The BRC continued to foster the development of the Buddhist community of South Africa and became known as the "kindergarten", a term coined by van Loon, to convey its role in supporting the development of other similar retreats around the country, and the accessibility of the BRC to all forms of Buddhism, and to those who do not yet have a deep understanding of Buddhist principles.

In 1996, the BRC expanded further through a land swap with a timber company. The grounds, which were once extensively covered in wattle, were extended to the nearest road.

==Facilities==
The 300 acres (120 ha) of the BRC include a large teaching studio, an extensive library, a meditation hall or Gompa/Zendo, and a kitchen and dining room. Its accommodations include a lodge with shared ablutions and a variety of single and double en-suite rooms that can accommodate 54 retreatants. The centre piece is a 5-meter-tall Buddha statue on the main lawn, designed by van Loon and hailed as the largest Buddhist statue outside of a Buddhist country. On the grounds are also a stupa, Buddha boma/outdoor pavilion for meditation, a labyrinth, Zen gardens, a Buddhist shrine and a Circle of Sound.

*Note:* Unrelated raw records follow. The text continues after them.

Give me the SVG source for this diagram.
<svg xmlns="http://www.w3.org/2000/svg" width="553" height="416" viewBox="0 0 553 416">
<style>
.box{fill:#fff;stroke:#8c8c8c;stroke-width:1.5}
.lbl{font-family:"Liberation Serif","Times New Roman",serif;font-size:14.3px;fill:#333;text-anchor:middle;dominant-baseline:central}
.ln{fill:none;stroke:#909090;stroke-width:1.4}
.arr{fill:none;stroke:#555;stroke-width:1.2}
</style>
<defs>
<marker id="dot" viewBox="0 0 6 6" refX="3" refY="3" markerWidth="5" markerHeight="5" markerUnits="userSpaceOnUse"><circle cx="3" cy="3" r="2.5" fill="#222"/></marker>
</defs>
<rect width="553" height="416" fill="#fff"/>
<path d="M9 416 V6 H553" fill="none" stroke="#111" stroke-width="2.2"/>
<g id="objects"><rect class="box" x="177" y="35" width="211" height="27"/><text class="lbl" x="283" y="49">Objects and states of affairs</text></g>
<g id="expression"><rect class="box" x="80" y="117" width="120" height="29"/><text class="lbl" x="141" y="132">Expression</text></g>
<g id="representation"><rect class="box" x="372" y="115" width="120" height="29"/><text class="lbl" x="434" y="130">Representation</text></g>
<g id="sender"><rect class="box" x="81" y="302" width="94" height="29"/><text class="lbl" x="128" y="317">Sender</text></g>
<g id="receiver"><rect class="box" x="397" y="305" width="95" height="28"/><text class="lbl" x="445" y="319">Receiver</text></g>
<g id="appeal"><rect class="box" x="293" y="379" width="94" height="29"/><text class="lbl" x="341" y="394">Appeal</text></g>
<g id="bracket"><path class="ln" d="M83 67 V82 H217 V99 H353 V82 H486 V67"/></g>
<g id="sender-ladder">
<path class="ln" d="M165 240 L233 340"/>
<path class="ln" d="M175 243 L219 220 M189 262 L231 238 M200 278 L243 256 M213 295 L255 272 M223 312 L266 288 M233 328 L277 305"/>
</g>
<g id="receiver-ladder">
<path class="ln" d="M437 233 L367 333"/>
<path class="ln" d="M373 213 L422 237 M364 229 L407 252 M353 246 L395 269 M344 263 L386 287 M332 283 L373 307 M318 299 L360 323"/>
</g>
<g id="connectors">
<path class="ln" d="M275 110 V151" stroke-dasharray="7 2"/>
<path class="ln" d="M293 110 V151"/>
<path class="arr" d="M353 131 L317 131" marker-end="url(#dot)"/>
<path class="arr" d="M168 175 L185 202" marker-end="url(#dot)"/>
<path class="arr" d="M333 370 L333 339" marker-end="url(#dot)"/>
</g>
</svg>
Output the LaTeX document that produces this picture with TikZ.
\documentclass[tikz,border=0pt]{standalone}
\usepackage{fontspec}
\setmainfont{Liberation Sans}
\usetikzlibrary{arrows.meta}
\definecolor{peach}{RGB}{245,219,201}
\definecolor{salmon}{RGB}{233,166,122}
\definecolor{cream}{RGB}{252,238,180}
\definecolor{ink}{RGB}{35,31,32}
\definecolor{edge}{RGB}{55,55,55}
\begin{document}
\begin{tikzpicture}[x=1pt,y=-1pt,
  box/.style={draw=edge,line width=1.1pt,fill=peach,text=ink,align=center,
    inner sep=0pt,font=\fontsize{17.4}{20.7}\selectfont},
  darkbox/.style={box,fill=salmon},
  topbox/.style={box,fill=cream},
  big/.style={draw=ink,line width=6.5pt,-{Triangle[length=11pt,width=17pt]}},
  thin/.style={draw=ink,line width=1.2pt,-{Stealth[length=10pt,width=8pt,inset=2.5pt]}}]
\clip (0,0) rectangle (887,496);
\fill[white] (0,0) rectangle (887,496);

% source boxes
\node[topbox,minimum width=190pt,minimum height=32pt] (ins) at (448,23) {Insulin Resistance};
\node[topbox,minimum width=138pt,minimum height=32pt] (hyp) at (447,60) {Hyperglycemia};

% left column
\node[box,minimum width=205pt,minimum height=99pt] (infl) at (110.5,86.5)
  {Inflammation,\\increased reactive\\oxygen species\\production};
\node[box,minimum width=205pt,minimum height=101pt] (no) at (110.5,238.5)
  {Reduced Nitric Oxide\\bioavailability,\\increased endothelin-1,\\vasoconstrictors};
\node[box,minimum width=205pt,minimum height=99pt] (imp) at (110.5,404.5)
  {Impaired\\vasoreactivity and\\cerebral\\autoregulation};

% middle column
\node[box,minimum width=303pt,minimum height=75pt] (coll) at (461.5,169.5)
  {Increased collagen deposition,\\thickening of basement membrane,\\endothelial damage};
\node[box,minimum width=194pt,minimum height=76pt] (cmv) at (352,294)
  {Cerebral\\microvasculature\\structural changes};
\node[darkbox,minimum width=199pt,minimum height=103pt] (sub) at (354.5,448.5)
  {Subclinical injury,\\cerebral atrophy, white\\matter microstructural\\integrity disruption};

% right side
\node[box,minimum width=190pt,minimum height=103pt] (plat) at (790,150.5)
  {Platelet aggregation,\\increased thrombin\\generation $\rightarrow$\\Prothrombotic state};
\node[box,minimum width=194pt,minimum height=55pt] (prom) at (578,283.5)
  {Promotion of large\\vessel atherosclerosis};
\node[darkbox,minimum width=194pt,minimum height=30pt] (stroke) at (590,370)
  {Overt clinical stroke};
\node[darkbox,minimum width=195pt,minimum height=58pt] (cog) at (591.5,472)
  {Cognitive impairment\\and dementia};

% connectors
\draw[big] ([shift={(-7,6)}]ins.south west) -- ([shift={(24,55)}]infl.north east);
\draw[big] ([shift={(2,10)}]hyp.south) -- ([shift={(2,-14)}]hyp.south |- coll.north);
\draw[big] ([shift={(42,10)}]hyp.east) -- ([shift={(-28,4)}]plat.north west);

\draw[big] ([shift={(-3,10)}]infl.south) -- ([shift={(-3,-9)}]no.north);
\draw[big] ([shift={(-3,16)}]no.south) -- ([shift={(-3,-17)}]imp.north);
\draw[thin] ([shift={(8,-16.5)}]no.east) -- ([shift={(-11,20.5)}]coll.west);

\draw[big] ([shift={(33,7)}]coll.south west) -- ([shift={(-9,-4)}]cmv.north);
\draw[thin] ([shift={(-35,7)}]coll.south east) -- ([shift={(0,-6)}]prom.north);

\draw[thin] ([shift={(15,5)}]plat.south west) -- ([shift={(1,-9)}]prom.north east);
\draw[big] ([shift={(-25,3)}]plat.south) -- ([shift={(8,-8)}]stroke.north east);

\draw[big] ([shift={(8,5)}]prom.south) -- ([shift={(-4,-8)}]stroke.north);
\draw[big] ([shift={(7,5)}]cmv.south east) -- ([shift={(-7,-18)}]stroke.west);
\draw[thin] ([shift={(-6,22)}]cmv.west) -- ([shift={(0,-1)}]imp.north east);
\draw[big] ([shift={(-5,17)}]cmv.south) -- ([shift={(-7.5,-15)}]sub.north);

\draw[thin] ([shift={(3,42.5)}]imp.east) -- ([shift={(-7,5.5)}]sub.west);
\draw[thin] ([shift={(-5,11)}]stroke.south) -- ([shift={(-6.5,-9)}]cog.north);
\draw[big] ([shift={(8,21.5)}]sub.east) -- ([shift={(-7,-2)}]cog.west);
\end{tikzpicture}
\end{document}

The BRC has significant biodiversity, including 165 species of birds. It was designated a National Heritage Site by Nelson Mandela due to its conservation of the highly endangered blue swallow and indigenous trees. The centre has been a regular nesting site for two out of less than 40 known breeding pairs of blue swallows. Small mammal species, including vervet monkeys, reedbuck, and duiker, can also be found on the centre grounds.

==Operations==
The BRC hosts a wide variety of retreats on weekends and mid-week, with teachers from South Africa and internationally. It also welcomes self-retreatants and day visitors who want to visit the centre. Earlier retreats included lectures on the conditions of Tibet under Chinese occupation or “the radiant awareness of being” or making and flying a kite. The birding weekend is noted for its popularity. Some retreats are held in Noble Silence.

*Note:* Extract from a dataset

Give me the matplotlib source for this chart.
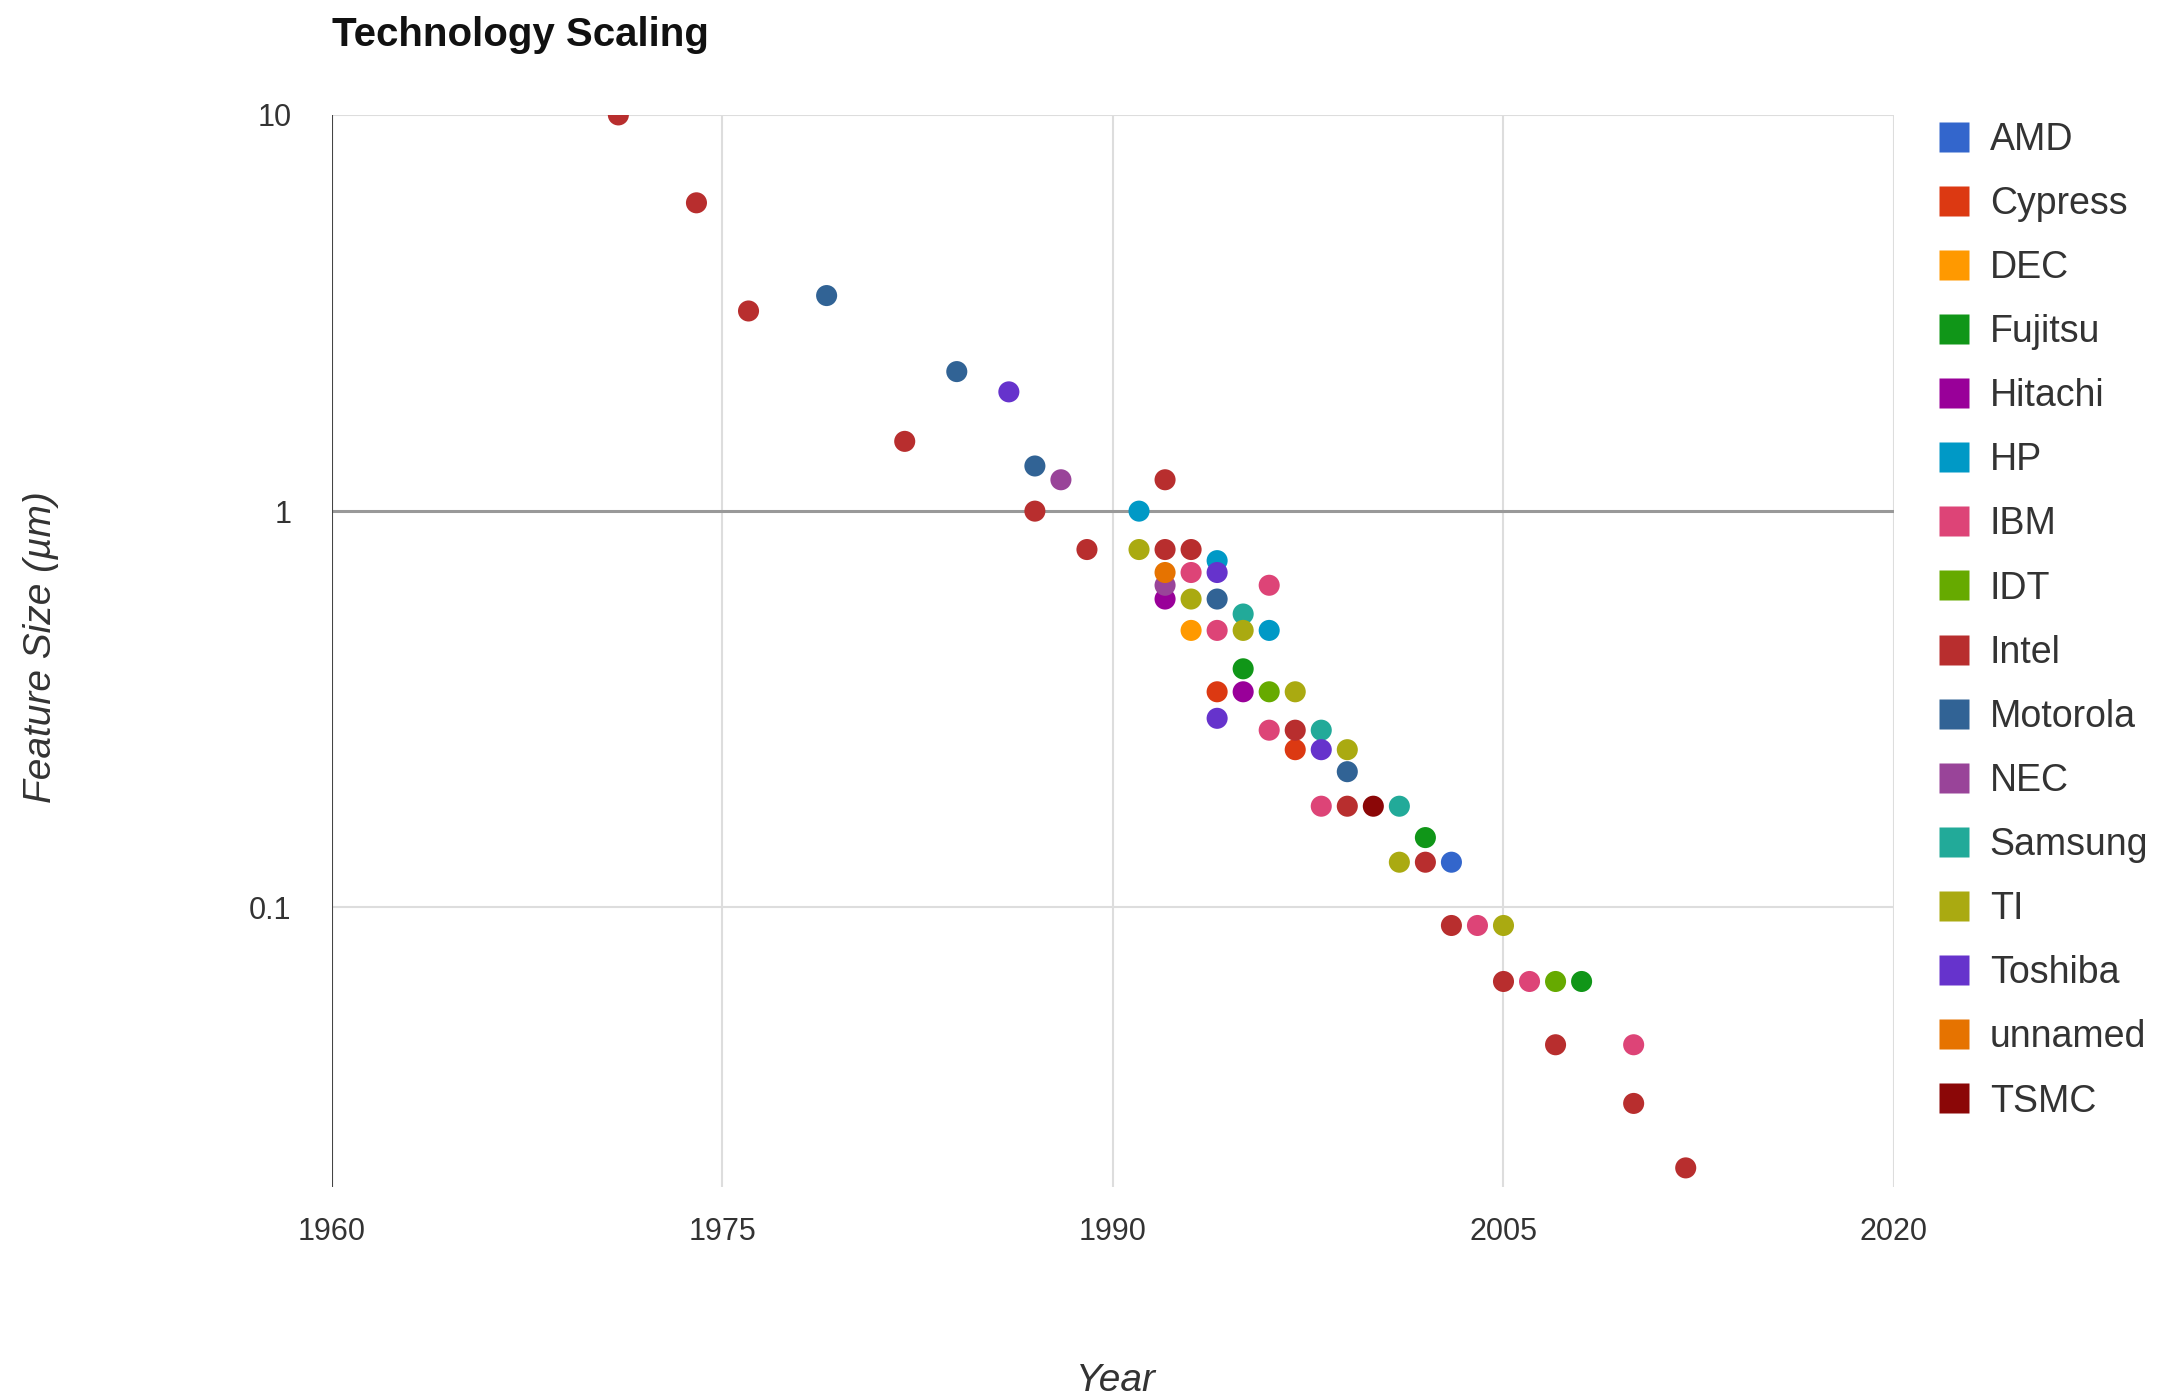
import matplotlib
matplotlib.use("Agg")
import matplotlib.pyplot as plt
from matplotlib.lines import Line2D

plt.rcParams['font.family'] = ['Liberation Sans', 'DejaVu Sans']

companies = ["AMD", "Cypress", "DEC", "Fujitsu", "Hitachi", "HP", "IBM", "IDT",
             "Intel", "Motorola", "NEC", "Samsung", "TI", "Toshiba", "unnamed", "TSMC"]
colors = ["#3366cc", "#dc3912", "#ff9900", "#109618", "#990099", "#0099c6", "#dd4477",
          "#66aa00", "#b82e2e", "#316395", "#994499", "#22aa99", "#aaaa11", "#6633cc",
          "#e67300", "#8b0707"]

amd_years = [2003]
amd_size = [0.13]
cypress_years = [1994, 1997]
cypress_size = [0.35, 0.25]
dec_years = [1993]
dec_size = [0.5]
fujitsu_years = [1995, 2002, 2008]
fujitsu_size = [0.4, 0.15, 0.065]
hitachi_years = [1992, 1995]
hitachi_size = [0.6, 0.35]
hp_years = [1991, 1994, 1996]
hp_size = [1.0, 0.75, 0.5]
ibm_years = [1993, 1994, 1996, 1996, 1998, 2004, 2006, 2010]
ibm_size = [0.7, 0.5, 0.65, 0.28, 0.18, 0.09, 0.065, 0.045]
idt_years = [1996, 2007]
idt_size = [0.35, 0.065]
intel_years = [1971, 1974, 1976, 1982, 1987, 1989, 1992, 1992, 1993, 1997, 1999,
               2002, 2003, 2005, 2007, 2010, 2012]
intel_size = [10, 6, 3.2, 1.5, 1.0, 0.8, 1.2, 0.8, 0.8, 0.28, 0.18,
              0.13, 0.09, 0.065, 0.045, 0.032, 0.022]
motorola_years = [1979, 1984, 1987, 1994, 1999]
motorola_size = [3.5, 2.25, 1.3, 0.6, 0.22]
nec_years = [1988, 1992]
nec_size = [1.2, 0.65]
samsung_years = [1995, 1998, 2001]
samsung_size = [0.55, 0.28, 0.18]
ti_years = [1991, 1993, 1995, 1997, 1999, 2001, 2005]
ti_size = [0.8, 0.6, 0.5, 0.35, 0.25, 0.13, 0.09]
toshiba_years = [1986, 1994, 1994, 1998]
toshiba_size = [2.0, 0.7, 0.3, 0.25]
unnamed_years = [1992]
unnamed_size = [0.7]
tsmc_years = [2000]
tsmc_size = [0.18]

series = [
    (amd_years, amd_size), (cypress_years, cypress_size), (dec_years, dec_size),
    (fujitsu_years, fujitsu_size), (hitachi_years, hitachi_size), (hp_years, hp_size),
    (ibm_years, ibm_size), (idt_years, idt_size), (intel_years, intel_size),
    (motorola_years, motorola_size), (nec_years, nec_size), (samsung_years, samsung_size),
    (ti_years, ti_size), (toshiba_years, toshiba_size), (unnamed_years, unnamed_size),
    (tsmc_years, tsmc_size),
]

x_ticks = [1960, 1975, 1990, 2005, 2020]
y_ticks = [0.1, 1, 10]
y_tick_labels = ["0.1", "1", "10"]

fig = plt.figure(figsize=(21.77, 13.98), dpi=100)
ax = fig.add_axes([0.1525, 0.151, 0.7175, 0.7668])

ax.set_yscale('log')
ax.set_xlim(1960, 2020)
ax.set_ylim(0.0197, 10)

# grid lines
for xv in x_ticks[1:]:
    ax.axvline(xv, color="#dddddd", lw=1.5, zorder=0)
for yv in y_ticks:
    if yv == 1:
        ax.axhline(yv, color="#999999", lw=2.2, zorder=0)
    else:
        ax.axhline(yv, color="#dddddd", lw=1.5, zorder=0)
ax.axvline(1960, color="#444444", lw=1.5, zorder=1)

for (xs, ys), c, name in zip(series, colors, companies):
    ax.scatter(xs, ys, s=230, color=c, edgecolors='none', zorder=3, label=name)

for sp in ax.spines.values():
    sp.set_visible(False)
ax.tick_params(axis='both', length=0, labelsize=22, colors="#333333")
ax.set_xticks(x_ticks)
ax.set_xticklabels([str(v) for v in x_ticks])
ax.tick_params(axis='x', pad=22)
ax.tick_params(axis='y', pad=29)
ax.set_yticks(y_ticks)
ax.set_yticklabels(y_tick_labels)
ax.yaxis.set_minor_locator(matplotlib.ticker.NullLocator())

fig.text(0.5125, 0.012, "Year", fontsize=28, style='italic', color="#333333",
         ha='center', va='center')
fig.text(0.019, 0.537, "Feature Size (µm)", rotation=90, fontsize=28, style='italic',
         color="#333333", ha='center', va='center')
fig.text(0.1525, 0.975, "Technology Scaling", fontsize=29, fontweight='bold',
         color="#111111", ha='left', va='center')

handles = [Line2D([0], [0], marker='s', linestyle='none', markersize=21.5,
                  markerfacecolor=c, markeredgecolor='none') for c in colors]
leg = fig.legend(handles, companies, loc='upper left', bbox_to_anchor=(0.8897, 0.913),
                 frameon=False, fontsize=27, labelspacing=0.75, handletextpad=0.48,
                 handlelength=0.93, borderaxespad=0, borderpad=0)
for t in leg.get_texts():
    t.set_color("#333333")

fig.savefig("out.png", dpi=100, facecolor='white')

The BRC is maintained by a full-time staff of local people and volunteers. Van Loon's wife, Chrisi, plays an important role in the day-to-day operations. Consistent with Buddhist tradition, teachers do not receive payment for their teachings but are funded by Dana contributions.

===Food===
The BRC is known for the exceptional quality of its food. Van Loon emphasized the importance of good food at the BRC, as many of the retreats he had visited had such lousy food that it made visitors want to abandon vegetarianism. The retreat centre has a kitchen, run by local staff.

The BRC has published three best-selling vegetarian cookbooks. Quiet Food (2005), The Cake the Buddha Ate (2011) and Plentiful: The Big Book of Buddha Food (2016). Van Loon contributes reflections on his travels and studies to the books, along with recipes from visiting chefs and pictures of meal preparation in the kitchen.